─── Data block ───

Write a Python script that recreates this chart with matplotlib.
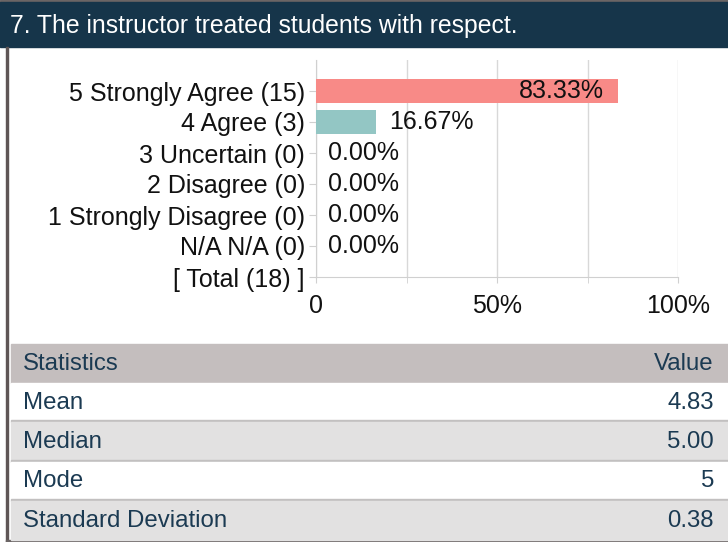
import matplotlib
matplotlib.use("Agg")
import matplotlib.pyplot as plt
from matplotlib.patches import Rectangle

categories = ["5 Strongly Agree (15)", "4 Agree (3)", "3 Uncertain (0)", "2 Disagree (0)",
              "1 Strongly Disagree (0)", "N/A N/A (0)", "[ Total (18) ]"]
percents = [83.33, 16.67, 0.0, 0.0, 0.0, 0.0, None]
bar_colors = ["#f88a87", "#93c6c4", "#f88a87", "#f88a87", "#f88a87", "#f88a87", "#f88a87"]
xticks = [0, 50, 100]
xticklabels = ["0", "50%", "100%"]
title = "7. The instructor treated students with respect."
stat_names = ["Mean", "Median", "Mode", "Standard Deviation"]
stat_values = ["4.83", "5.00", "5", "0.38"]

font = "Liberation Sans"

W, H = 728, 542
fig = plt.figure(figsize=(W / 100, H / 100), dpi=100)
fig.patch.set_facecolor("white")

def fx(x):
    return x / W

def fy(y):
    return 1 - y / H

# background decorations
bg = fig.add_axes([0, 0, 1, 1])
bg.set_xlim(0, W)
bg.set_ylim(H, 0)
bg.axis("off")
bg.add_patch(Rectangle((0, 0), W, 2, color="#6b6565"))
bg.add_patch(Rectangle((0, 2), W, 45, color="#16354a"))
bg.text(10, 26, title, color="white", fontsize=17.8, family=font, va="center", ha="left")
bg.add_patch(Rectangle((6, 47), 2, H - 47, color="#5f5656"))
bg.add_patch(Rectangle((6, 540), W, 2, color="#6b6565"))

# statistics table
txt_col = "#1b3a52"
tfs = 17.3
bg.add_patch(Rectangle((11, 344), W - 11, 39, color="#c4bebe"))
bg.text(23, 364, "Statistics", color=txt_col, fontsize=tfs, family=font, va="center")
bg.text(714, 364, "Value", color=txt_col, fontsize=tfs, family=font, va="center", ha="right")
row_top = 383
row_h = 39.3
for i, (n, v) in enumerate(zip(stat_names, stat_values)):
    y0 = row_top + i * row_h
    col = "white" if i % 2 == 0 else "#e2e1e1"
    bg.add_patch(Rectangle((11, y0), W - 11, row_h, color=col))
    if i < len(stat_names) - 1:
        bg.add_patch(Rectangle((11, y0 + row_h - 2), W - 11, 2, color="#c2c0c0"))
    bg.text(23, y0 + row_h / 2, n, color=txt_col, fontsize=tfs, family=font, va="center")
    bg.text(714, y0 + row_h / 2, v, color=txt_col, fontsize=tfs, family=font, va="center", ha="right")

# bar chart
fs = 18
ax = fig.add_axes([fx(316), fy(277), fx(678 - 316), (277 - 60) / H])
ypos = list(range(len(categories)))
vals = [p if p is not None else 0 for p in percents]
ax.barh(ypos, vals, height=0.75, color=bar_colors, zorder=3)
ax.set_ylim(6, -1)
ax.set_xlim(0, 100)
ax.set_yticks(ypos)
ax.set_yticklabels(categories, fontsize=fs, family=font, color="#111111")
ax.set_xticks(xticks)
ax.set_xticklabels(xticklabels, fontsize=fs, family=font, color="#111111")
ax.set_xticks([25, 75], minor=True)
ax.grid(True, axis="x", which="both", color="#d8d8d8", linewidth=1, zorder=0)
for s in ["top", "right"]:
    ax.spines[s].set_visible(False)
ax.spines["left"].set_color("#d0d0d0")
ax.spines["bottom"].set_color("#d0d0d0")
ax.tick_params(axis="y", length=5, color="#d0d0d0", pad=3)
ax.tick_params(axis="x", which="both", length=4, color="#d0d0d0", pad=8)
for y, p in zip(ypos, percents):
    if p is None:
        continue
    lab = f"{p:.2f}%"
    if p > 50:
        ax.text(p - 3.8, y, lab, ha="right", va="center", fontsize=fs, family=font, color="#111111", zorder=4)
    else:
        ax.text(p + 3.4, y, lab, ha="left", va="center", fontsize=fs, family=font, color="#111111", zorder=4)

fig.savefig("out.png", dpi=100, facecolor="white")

───

- Set problem
Exactly reproduce the run of lines from the start of the listing through the line with "from matplotlib.patches import Rectangle", inclusive; pictures are not copied.

- Completed exercise
Write a Python script that recreates this chart with matplotlib.
import matplotlib
matplotlib.use("Agg")
import matplotlib.pyplot as plt
from matplotlib.patches import Rectangle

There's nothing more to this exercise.